» JOB
Reproduce nothing but the lines from the one with "Clone this chart in matplotlib." through the one with "plt.rcParams['mathtext.default'] = 'regular'", exactly and with both ends. Omit pictures.

» INPUT ROWS
━━━━━━
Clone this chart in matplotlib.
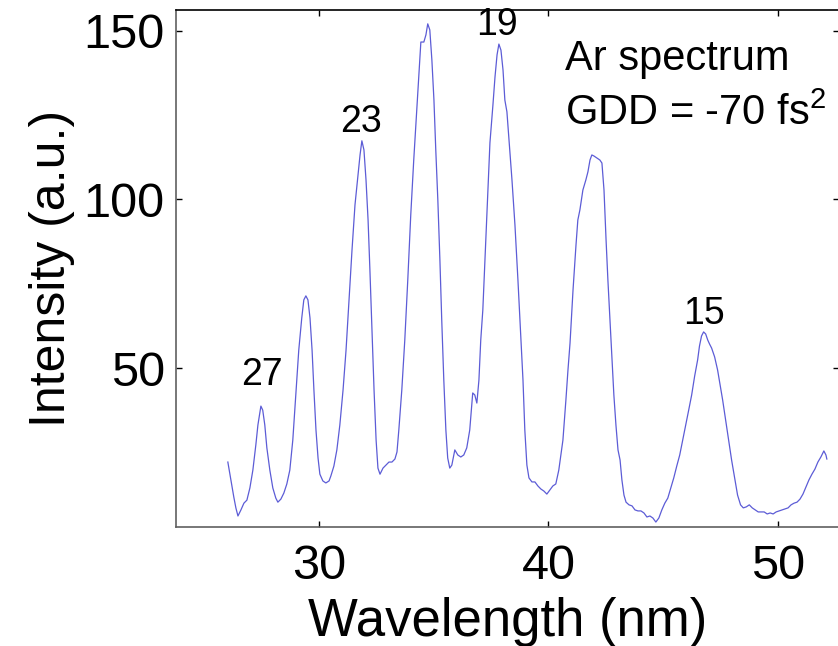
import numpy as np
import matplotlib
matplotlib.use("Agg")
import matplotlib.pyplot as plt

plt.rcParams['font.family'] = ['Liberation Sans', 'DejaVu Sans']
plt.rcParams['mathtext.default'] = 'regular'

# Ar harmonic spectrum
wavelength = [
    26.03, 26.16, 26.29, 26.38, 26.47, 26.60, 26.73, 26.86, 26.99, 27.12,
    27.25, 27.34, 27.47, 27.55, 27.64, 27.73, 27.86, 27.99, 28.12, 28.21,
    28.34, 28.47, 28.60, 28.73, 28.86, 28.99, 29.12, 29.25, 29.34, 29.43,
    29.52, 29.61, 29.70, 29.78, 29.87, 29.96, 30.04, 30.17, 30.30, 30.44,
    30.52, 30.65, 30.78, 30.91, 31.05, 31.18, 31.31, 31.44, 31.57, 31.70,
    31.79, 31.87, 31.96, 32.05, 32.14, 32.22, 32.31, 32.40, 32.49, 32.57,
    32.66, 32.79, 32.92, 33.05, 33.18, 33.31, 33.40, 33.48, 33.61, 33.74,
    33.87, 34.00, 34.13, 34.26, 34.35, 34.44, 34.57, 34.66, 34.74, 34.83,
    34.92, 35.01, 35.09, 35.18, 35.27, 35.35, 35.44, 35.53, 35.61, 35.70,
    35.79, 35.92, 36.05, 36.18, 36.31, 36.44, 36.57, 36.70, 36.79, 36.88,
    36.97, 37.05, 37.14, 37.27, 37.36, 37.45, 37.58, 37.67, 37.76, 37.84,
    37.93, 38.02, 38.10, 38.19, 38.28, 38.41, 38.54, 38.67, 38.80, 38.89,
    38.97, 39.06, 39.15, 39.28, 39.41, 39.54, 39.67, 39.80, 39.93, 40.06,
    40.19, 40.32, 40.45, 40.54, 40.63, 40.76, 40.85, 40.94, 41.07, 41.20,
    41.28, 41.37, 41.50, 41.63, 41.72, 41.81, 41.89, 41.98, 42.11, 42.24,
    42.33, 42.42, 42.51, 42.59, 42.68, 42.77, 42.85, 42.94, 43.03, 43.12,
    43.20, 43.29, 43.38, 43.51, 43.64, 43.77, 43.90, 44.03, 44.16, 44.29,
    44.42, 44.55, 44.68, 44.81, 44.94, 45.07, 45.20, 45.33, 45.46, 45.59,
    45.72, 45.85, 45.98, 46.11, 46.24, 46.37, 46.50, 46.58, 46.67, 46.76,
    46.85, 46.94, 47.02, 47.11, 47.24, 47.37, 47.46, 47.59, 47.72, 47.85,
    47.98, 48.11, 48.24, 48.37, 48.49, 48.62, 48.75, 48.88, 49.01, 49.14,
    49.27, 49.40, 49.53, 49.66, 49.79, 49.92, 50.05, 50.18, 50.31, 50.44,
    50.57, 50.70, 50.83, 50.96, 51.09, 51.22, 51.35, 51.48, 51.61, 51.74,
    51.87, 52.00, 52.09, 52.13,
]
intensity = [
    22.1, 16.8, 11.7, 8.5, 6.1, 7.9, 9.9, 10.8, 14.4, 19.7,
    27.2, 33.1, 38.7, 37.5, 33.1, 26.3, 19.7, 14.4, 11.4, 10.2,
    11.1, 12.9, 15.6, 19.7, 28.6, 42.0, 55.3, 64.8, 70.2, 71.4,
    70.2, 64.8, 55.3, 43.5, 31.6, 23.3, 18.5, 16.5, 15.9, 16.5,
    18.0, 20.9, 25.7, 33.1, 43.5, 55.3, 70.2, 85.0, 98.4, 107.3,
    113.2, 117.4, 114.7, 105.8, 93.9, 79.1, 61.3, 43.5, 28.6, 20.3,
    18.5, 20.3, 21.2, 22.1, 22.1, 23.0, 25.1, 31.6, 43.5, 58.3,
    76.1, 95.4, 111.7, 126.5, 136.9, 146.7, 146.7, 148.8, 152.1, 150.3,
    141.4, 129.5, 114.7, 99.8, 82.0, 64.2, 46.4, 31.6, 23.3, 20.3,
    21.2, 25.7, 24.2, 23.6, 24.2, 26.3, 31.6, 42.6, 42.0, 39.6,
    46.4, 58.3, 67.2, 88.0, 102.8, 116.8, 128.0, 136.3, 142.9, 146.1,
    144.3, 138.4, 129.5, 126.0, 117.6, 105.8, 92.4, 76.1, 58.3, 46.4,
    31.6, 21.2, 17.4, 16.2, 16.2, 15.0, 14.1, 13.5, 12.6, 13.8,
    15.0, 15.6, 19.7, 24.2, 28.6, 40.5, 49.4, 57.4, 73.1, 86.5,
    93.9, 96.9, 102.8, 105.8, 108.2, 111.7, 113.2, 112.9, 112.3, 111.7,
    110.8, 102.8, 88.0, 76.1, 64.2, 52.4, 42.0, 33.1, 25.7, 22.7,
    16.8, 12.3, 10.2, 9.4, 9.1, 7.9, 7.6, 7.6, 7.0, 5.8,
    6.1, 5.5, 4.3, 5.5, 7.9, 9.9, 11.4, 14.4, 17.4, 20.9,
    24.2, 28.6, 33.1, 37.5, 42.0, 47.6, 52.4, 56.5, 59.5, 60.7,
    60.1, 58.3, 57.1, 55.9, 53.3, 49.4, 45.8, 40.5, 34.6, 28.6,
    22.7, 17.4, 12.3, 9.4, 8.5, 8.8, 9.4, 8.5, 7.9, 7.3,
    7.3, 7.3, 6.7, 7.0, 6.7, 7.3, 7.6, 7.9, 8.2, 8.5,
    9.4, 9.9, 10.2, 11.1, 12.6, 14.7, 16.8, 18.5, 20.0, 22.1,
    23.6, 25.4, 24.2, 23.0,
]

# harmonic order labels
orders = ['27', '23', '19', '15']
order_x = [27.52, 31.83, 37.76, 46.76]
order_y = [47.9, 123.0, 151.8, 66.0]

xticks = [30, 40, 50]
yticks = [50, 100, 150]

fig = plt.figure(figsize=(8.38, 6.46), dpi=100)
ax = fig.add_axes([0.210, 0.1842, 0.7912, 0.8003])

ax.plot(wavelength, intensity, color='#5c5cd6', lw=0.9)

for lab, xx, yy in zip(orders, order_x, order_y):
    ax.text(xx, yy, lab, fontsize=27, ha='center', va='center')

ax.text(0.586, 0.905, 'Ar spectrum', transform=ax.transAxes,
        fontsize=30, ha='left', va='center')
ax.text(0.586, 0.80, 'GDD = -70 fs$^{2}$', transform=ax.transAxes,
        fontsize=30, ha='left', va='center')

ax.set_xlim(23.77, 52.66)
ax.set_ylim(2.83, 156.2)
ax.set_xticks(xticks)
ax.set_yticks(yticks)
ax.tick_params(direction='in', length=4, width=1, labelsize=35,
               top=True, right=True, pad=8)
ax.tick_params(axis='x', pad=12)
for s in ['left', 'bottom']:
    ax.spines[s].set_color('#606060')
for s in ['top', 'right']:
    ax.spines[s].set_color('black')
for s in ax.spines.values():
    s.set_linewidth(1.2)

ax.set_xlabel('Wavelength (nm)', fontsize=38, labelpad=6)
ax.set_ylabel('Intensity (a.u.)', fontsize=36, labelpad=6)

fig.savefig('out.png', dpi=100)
━━━━━━
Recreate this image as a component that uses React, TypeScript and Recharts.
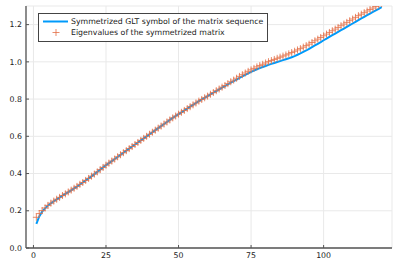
━━━━━━
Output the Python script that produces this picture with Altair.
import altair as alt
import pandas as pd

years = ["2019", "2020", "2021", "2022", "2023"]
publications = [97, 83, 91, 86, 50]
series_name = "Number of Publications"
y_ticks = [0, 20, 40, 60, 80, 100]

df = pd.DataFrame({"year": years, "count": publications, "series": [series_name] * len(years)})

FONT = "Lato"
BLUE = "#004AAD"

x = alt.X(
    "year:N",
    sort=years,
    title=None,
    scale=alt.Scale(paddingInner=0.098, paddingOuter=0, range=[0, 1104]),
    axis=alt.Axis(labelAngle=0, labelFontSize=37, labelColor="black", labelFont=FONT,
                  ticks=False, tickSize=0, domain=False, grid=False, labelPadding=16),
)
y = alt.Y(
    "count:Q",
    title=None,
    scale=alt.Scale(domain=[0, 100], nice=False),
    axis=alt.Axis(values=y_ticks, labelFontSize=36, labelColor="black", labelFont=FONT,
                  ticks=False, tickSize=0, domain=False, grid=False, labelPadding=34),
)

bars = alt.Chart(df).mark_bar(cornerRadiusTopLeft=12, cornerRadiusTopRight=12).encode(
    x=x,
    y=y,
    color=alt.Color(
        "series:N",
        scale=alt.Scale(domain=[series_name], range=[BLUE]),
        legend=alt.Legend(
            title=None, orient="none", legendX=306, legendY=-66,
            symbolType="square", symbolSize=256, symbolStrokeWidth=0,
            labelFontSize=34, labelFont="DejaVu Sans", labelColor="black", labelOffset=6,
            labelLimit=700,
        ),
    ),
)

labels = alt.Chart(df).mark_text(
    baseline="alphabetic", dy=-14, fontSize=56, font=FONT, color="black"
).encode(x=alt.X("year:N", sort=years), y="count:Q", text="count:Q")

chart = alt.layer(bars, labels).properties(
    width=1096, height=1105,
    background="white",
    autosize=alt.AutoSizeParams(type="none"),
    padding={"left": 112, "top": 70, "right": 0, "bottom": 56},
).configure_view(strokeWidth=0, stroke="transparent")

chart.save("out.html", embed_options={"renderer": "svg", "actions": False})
━━━━━━
» ANSWER FOR THE TASK
Clone this chart in matplotlib.
import numpy as np
import matplotlib
matplotlib.use("Agg")
import matplotlib.pyplot as plt

plt.rcParams['font.family'] = ['Liberation Sans', 'DejaVu Sans']
plt.rcParams['mathtext.default'] = 'regular'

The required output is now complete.